#### Short problem
Retype nothing but the lines from the start of the material up to and including the line with "import pandas as pd". Pictures don't belong in the copy.

#### Dataset extract
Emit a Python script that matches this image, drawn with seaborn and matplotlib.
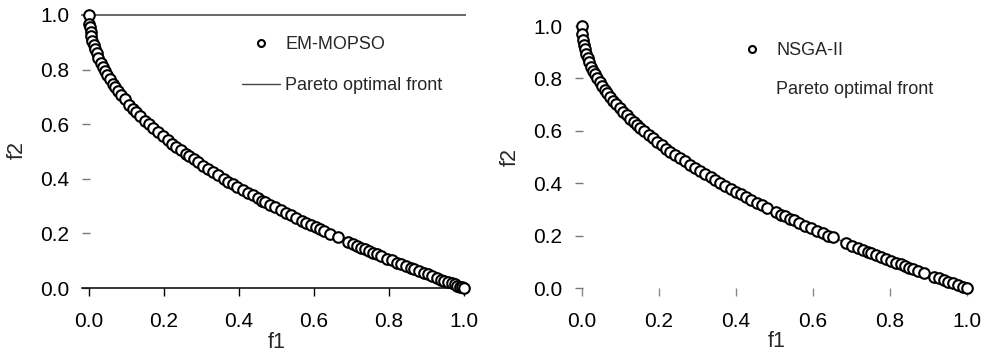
import matplotlib
matplotlib.use("Agg")
import matplotlib.pyplot as plt
from matplotlib.lines import Line2D
import seaborn as sns
import pandas as pd

# Non-dominated solutions found by EM-MOPSO
em_f1 = [0.000, 0.001, 0.002, 0.004, 0.006, 0.009, 0.012, 0.016, 0.020, 0.025,
         0.031, 0.036, 0.042, 0.049, 0.055, 0.063, 0.070, 0.078, 0.086, 0.095,
         0.108, 0.118, 0.126, 0.137, 0.150, 0.160, 0.172, 0.185, 0.197, 0.210,
         0.222, 0.233, 0.245, 0.258, 0.268, 0.280, 0.292, 0.305, 0.318, 0.332,
         0.345, 0.360, 0.372, 0.383, 0.396, 0.410, 0.425, 0.437, 0.450, 0.462,
         0.470, 0.483, 0.497, 0.512, 0.525, 0.538, 0.552, 0.567, 0.580, 0.593,
         0.605, 0.615, 0.628, 0.643, 0.663, 0.690, 0.705, 0.715, 0.726, 0.736,
         0.746, 0.757, 0.768, 0.780, 0.795, 0.808, 0.822, 0.833, 0.845, 0.858,
         0.868, 0.880, 0.893, 0.903, 0.915, 0.927, 0.938, 0.948, 0.958, 0.967,
         0.975, 0.982, 0.990, 0.996, 1.000]
em_f2 = [1.000, 0.968, 0.955, 0.937, 0.923, 0.905, 0.890, 0.874, 0.859, 0.842,
         0.824, 0.810, 0.795, 0.779, 0.765, 0.749, 0.735, 0.721, 0.707, 0.692,
         0.671, 0.656, 0.645, 0.630, 0.613, 0.600, 0.585, 0.570, 0.556, 0.542,
         0.529, 0.517, 0.505, 0.492, 0.482, 0.471, 0.460, 0.448, 0.436, 0.424,
         0.413, 0.400, 0.390, 0.381, 0.371, 0.360, 0.348, 0.339, 0.329, 0.320,
         0.314, 0.305, 0.295, 0.284, 0.275, 0.267, 0.257, 0.247, 0.238, 0.230,
         0.222, 0.216, 0.208, 0.198, 0.186, 0.169, 0.160, 0.154, 0.148, 0.142,
         0.136, 0.130, 0.124, 0.117, 0.108, 0.101, 0.093, 0.087, 0.081, 0.074,
         0.068, 0.062, 0.055, 0.050, 0.043, 0.037, 0.031, 0.026, 0.021, 0.017,
         0.013, 0.009, 0.005, 0.002, 0.000]

# Non-dominated solutions found by NSGA-II
ns_f1 = [0.000, 0.001, 0.003, 0.005, 0.008, 0.011, 0.015, 0.019, 0.024, 0.029,
         0.034, 0.040, 0.046, 0.052, 0.059, 0.066, 0.074, 0.081, 0.089, 0.098,
         0.107, 0.116, 0.125, 0.134, 0.143, 0.152, 0.162, 0.173, 0.184, 0.195,
         0.207, 0.219, 0.230, 0.242, 0.255, 0.267, 0.280, 0.293, 0.306, 0.320,
         0.334, 0.346, 0.358, 0.372, 0.386, 0.400, 0.413, 0.425, 0.440, 0.455,
         0.468, 0.480, 0.505, 0.518, 0.528, 0.540, 0.551, 0.565, 0.580, 0.595,
         0.610, 0.625, 0.640, 0.652, 0.687, 0.702, 0.716, 0.730, 0.742, 0.752,
         0.765, 0.777, 0.790, 0.802, 0.815, 0.828, 0.840, 0.850, 0.860, 0.872,
         0.888, 0.915, 0.928, 0.940, 0.952, 0.965, 0.978, 0.990, 1.000]
ns_f2 = [1.000, 0.968, 0.945, 0.929, 0.911, 0.895, 0.878, 0.862, 0.845, 0.830,
         0.816, 0.800, 0.786, 0.772, 0.757, 0.743, 0.728, 0.715, 0.702, 0.687,
         0.673, 0.659, 0.646, 0.634, 0.622, 0.610, 0.598, 0.584, 0.571, 0.558,
         0.545, 0.532, 0.520, 0.508, 0.495, 0.483, 0.471, 0.459, 0.447, 0.434,
         0.422, 0.412, 0.402, 0.390, 0.379, 0.368, 0.357, 0.348, 0.337, 0.325,
         0.316, 0.307, 0.289, 0.280, 0.273, 0.265, 0.258, 0.248, 0.238, 0.229,
         0.219, 0.209, 0.200, 0.193, 0.171, 0.162, 0.154, 0.146, 0.139, 0.133,
         0.125, 0.118, 0.111, 0.104, 0.097, 0.090, 0.083, 0.078, 0.073, 0.066,
         0.058, 0.043, 0.037, 0.030, 0.024, 0.018, 0.011, 0.005, 0.000]

# Reference Pareto-optimal front
front_f1 = [0.00, 0.01, 0.04, 0.09, 0.16, 0.25, 0.36, 0.49, 0.64, 0.81, 1.00]
front_f2 = [1.00, 0.90, 0.80, 0.70, 0.60, 0.50, 0.40, 0.30, 0.20, 0.10, 0.00]

ticks = [0.0, 0.2, 0.4, 0.6, 0.8, 1.0]
tick_labels = ["0.0", "0.2", "0.4", "0.6", "0.8", "1.0"]

sns.set_theme(style="white")
plt.rcParams["font.family"] = ["Liberation Sans", "DejaVu Sans"]

W, H = 987, 360
fig = plt.figure(figsize=(W / 100, H / 100), dpi=100)


def px_axes(x0, x1, y_top, y_bot):
    return fig.add_axes([x0 / W, 1 - y_bot / H, (x1 - x0) / W, (y_bot - y_top) / H])


ax1 = px_axes(82, 465, 15, 288)
ax2 = px_axes(575, 970, 26, 288)

front = pd.DataFrame({"f1": front_f1, "f2": front_f2})
panels = [
    (ax1, pd.DataFrame({"f1": em_f1, "f2": em_f2}), (-0.0187, 1.003), "#444444"),
    (ax2, pd.DataFrame({"f1": ns_f1, "f2": ns_f2}), (-0.018, 1.008), "none"),
]

legend_handles = {}
for ax, df, xlim, line_col in panels:
    sns.lineplot(data=front, x="f1", y="f2", ax=ax, sort=False, color="#444444",
                 linewidth=1.0, zorder=1, legend=False)
    sns.scatterplot(data=df, x="f1", y="f2", ax=ax, marker="o", s=58,
                    facecolor="white", edgecolor="black", linewidth=1.5,
                    zorder=3, clip_on=False, legend=False)
    ax.set_xlim(*xlim)
    ax.set_ylim(0, 1)
    ax.set_xticks(ticks)
    ax.set_xticklabels(tick_labels)
    ax.set_yticks(ticks)
    ax.set_yticklabels(tick_labels)
    ax.tick_params(axis="both", labelsize=15, colors="black")
    ax.tick_params(axis="y", direction="in", length=6, width=1.0, pad=9,
                   color="#777777", left=True)
    ax.tick_params(axis="x", direction="out", length=6, width=1.0, pad=11,
                   bottom=True)
    ax.set_xlabel("f1", fontsize=15.5)
    ax.set_ylabel("f2", fontsize=15.5)
    ax.xaxis.label.set_va("center")
    ax.yaxis.label.set_va("center")

    legend_handles[ax] = [
        Line2D([], [], linestyle="none", marker="o", markersize=5,
               markerfacecolor="white", markeredgecolor="black", markeredgewidth=1.5),
        Line2D([], [], color=line_col, linewidth=1.0),
    ]

for side in ["left", "right"]:
    ax1.spines[side].set_visible(False)
    ax2.spines[side].set_visible(False)
ax1.spines["top"].set_color("#666666")
ax1.spines["top"].set_linewidth(1.4)
ax1.spines["bottom"].set_color("black")
ax1.spines["bottom"].set_linewidth(1.1)
ax1.tick_params(axis="x", color="black")
ax2.spines["top"].set_visible(False)
ax2.spines["bottom"].set_visible(False)
ax2.tick_params(axis="x", color="#888888")

ax1.xaxis.set_label_coords(0.509, -0.198)
ax1.yaxis.set_label_coords(-0.17, 0.505)
ax2.xaxis.set_label_coords(0.511, -0.206)
ax2.yaxis.set_label_coords(-0.165, 0.5)

legend_spec = [
    (ax1, ["EM-MOPSO", "Pareto optimal front"], (242, 36), 1.35),
    (ax2, ["NSGA-II", "Pareto optimal front"], (733, 42), 1.2),
]
for ax, labels, (lx, ly), spacing in legend_spec:
    ax.legend(handles=legend_handles[ax], labels=labels, loc="upper left",
              bbox_to_anchor=(lx / W, 1 - ly / H), bbox_transform=fig.transFigure,
              frameon=False, fontsize=13, handlelength=2.1, handletextpad=0.3,
              labelspacing=spacing, borderpad=0, borderaxespad=0)

fig.savefig("out.png", dpi=100, facecolor="white")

#### Exercise result
Emit a Python script that matches this image, drawn with seaborn and matplotlib.
import matplotlib
matplotlib.use("Agg")
import matplotlib.pyplot as plt
from matplotlib.lines import Line2D
import seaborn as sns
import pandas as pd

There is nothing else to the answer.